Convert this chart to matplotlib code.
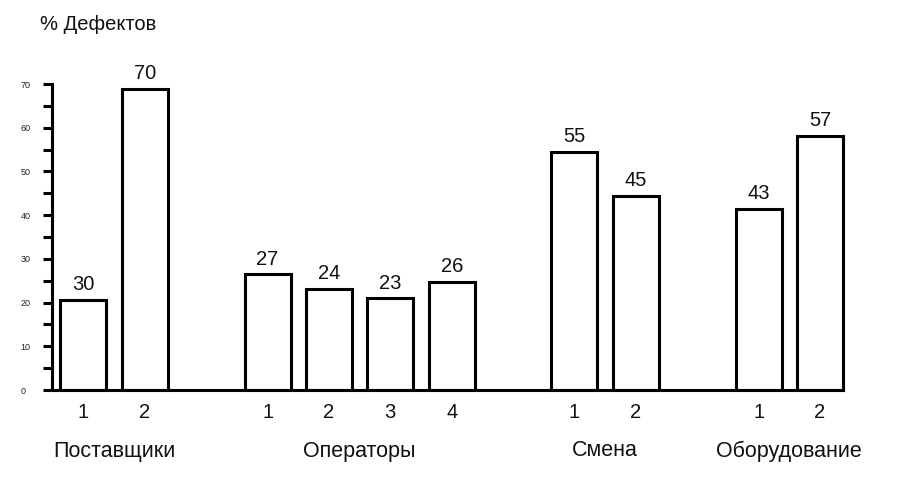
import matplotlib
matplotlib.use("Agg")
import matplotlib.pyplot as plt
import matplotlib.transforms as mtransforms
import numpy as np

plt.rcParams["font.family"] = ["Liberation Sans", "DejaVu Sans"]

###############################################################################
# Data
###############################################################################

groups = ["Поставщики", "Операторы", "Смена", "Оборудование"]
group_sizes = [2, 4, 2, 2]
bar_ticks = ["1", "2", "1", "2", "3", "4", "1", "2", "1", "2"]
bar_heights = [20.6, 68.9, 26.5, 23.1, 21.0, 24.7, 54.5, 44.4, 41.4, 58.1]
bar_labels = ["30", "70", "27", "24", "23", "26", "55", "45", "43", "57"]
y_ticks = [0, 10, 20, 30, 40, 50, 60, 70]

###############################################################################
# Layout
###############################################################################

positions = []
group_centers = []
slot = 0
for size in group_sizes:
    members = list(range(slot, slot + size))
    positions.extend(members)
    group_centers.append(np.mean(members))
    slot += size + 1

fig = plt.figure(figsize=(9, 4.84), dpi=100)
W, H = 900, 484
ax = fig.add_axes([52 / W, (H - 390) / H, (843 - 52) / W, (390 - 84) / H])

ax.bar(
    positions,
    bar_heights,
    width=0.75,
    color="white",
    edgecolor="black",
    linewidth=2.2,
    clip_on=False,
)

for x, h, lab in zip(positions, bar_heights, bar_labels):
    ax.annotate(
        lab,
        (x, h),
        xytext=(0, 4),
        textcoords="offset points",
        ha="center",
        va="bottom",
        fontsize=14.5,
        color="#111111",
    )

ax.set_xlim(-0.512, positions[-1] + 0.375)
ax.set_ylim(0, 70)

for side in ["top", "right"]:
    ax.spines[side].set_visible(False)
for side in ["left", "bottom"]:
    ax.spines[side].set_linewidth(2.2)

ax.set_yticks(np.arange(0, 71, 5), minor=True)
ax.set_yticks(y_ticks)
ax.set_yticklabels([str(t) for t in y_ticks], fontsize=6.5, color="#222222", ha="left")
ax.tick_params(axis="y", which="both", direction="out", length=6.5, width=2.2, pad=16)

ax.set_xticks(positions)
ax.set_xticklabels(bar_ticks, fontsize=14.5, color="#111111")
ax.tick_params(axis="x", length=0, pad=9)

trans = mtransforms.blended_transform_factory(ax.transData, fig.transFigure)
for name, cx in zip(groups, group_centers):
    ax.text(cx, (H - 451) / H, name, transform=trans, ha="center", va="center",
            fontsize=15.5, color="#111111")

fig.text(40 / W, (H - 25) / H, "% Дефектов", ha="left", va="center",
         fontsize=14.5, color="#111111")

fig.savefig("out.png", dpi=100)
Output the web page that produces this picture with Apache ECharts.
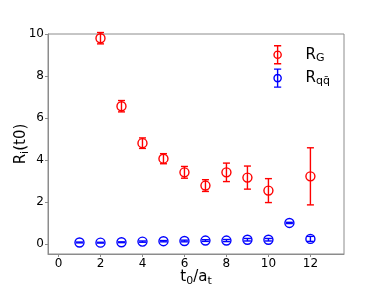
<!DOCTYPE html>
<html>
<head>
<meta charset="utf-8">
<script src="https://cdn.jsdelivr.net/npm/echarts@6/dist/echarts.min.js"></script>
<style>html,body{margin:0;padding:0;background:#fff;}#c{width:382px;height:286px;}</style>
</head>
<body>
<div id="c"></div>
<script>
const tG = [2, 3, 4, 5, 6, 7, 8, 9, 10, 12];
const RG = [9.80, 6.56, 4.80, 4.06, 3.41, 2.78, 3.41, 3.16, 2.54, 3.22];
const RGerr = [0.27, 0.27, 0.25, 0.24, 0.28, 0.28, 0.44, 0.55, 0.57, 1.36];
const tQ = [1, 2, 3, 4, 5, 6, 7, 8, 9, 10, 11, 12];
const RQ = [0.07, 0.06, 0.08, 0.11, 0.13, 0.14, 0.16, 0.16, 0.20, 0.20, 1.00, 0.24];
const RQerr = [0.02, 0.02, 0.02, 0.03, 0.03, 0.04, 0.04, 0.05, 0.06, 0.06, 0.03, 0.12];
const xTicks = [0, 2, 4, 6, 8, 10, 12];
const yTicks = [0, 2, 4, 6, 8, 10];

function mk(t, v, e) { return t.map((x, i) => [x, v[i], e[i]]); }

function render(color) {
  return function (params, api) {
    const x = api.value(0), y = api.value(1), e = api.value(2);
    const c = api.coord([x, y]);
    const lo = api.coord([x, y - e]);
    const hi = api.coord([x, y + e]);
    const cap = 3.5, r = 4.5;
    const st = { stroke: color, lineWidth: 1.4, fill: null };
    return {
      type: 'group',
      children: [
        { type: 'line', shape: { x1: c[0], y1: lo[1], x2: c[0], y2: hi[1] }, style: st },
        { type: 'line', shape: { x1: c[0] - cap, y1: lo[1], x2: c[0] + cap, y2: lo[1] }, style: st },
        { type: 'line', shape: { x1: c[0] - cap, y1: hi[1], x2: c[0] + cap, y2: hi[1] }, style: st },
        { type: 'circle', shape: { cx: c[0], cy: c[1], r: r }, style: { stroke: color, lineWidth: 1.4, fill: 'rgba(0,0,0,0)' } }
      ]
    };
  };
}

const icon = 'path://M0,0 L8,0 M4,0 L4,20 M0,20 L8,20 M8,10 A4,4 0 1,1 0,10 A4,4 0 1,1 8,10 Z';

const chart = echarts.init(document.getElementById('c'), null, { renderer: 'canvas' });
const axisCol = '#8c8c8c';
chart.setOption({
  animation: false,
  textStyle: { fontFamily: 'DejaVu Sans' },
  grid: { left: 48, right: 38, top: 34, bottom: 32, show: true, borderColor: axisCol, borderWidth: 1, outerBoundsMode: 'none', containLabel: false },
  legend: {
    orient: 'vertical', right: 47, top: 40, itemWidth: 10, itemHeight: 18, itemGap: 4,
    data: [
      { name: 'RG', icon: icon, itemStyle: { color: 'rgba(0,0,0,0)', borderColor: '#ff0000', borderWidth: 1.4 } },
      { name: 'RQ', icon: icon, itemStyle: { color: 'rgba(0,0,0,0)', borderColor: '#0000ff', borderWidth: 1.4 } }
    ],
    formatter: function (n) { return n === 'RG' ? '{a|R}{b|G}' : '{a|R}{b|qq\u0304}'; },
    textStyle: {
      rich: {
        a: { fontSize: 15, color: '#000', fontFamily: 'DejaVu Sans', padding: [0, 0, 0, 18] },
        b: { fontSize: 11, color: '#000', fontFamily: 'DejaVu Sans', verticalAlign: 'bottom', padding: [6, 0, 0, 0] }
      }
    }
  },
  xAxis: {
    type: 'value', min: -0.5, max: 13.6,
    axisLine: { show: true, onZero: false, lineStyle: { color: axisCol } },
    axisTick: { show: true, length: 3, customValues: xTicks, lineStyle: { color: axisCol } },
    axisLabel: { customValues: xTicks, color: '#000', fontSize: 12, margin: 4, fontFamily: 'DejaVu Sans' },
    splitLine: { show: false },
    name: '{a|t}{b|0}{a|/a}{b|t}', nameLocation: 'middle', nameGap: 14, nameMoveOverlap: false,
    nameTextStyle: {
      rich: {
        a: { fontSize: 15, color: '#000', fontFamily: 'DejaVu Sans' },
        b: { fontSize: 11, color: '#000', fontFamily: 'DejaVu Sans', padding: [8, 0, 0, 0] }
      }
    }
  },
  yAxis: {
    type: 'value', min: -0.48, max: 10,
    axisLine: { show: true, onZero: false, lineStyle: { color: axisCol } },
    axisTick: { show: true, length: 3, customValues: yTicks, lineStyle: { color: axisCol } },
    axisLabel: { customValues: yTicks, color: '#000', fontSize: 12, margin: 4, fontFamily: 'DejaVu Sans' },
    splitLine: { show: false },
    name: '{a|R}{b|i}{a|(t0)}', nameLocation: 'middle', nameGap: 17, nameRotate: 90, nameMoveOverlap: false,
    nameTextStyle: {
      rich: {
        a: { fontSize: 15, color: '#000', fontFamily: 'DejaVu Sans' },
        b: { fontSize: 11, color: '#000', fontFamily: 'DejaVu Sans', padding: [8, 0, 0, 0] }
      }
    }
  },
  series: [
    { name: 'RG', type: 'custom', renderItem: render('#ff0000'), data: mk(tG, RG, RGerr), encode: { x: 0, y: 1 }, itemStyle: { color: '#ff0000' } },
    { name: 'RQ', type: 'custom', renderItem: render('#0000ff'), data: mk(tQ, RQ, RQerr), encode: { x: 0, y: 1 }, itemStyle: { color: '#0000ff' } }
  ]
});
</script>
</body>
</html>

----------

*Written exercise:* Scan the listing above for the word "matplotlib" and copy every line that holds it.

*Complete output:*
Convert this chart to matplotlib code.
import matplotlib
matplotlib.use("Agg")
import matplotlib.pyplot as plt
import matplotlib.transforms as mtransforms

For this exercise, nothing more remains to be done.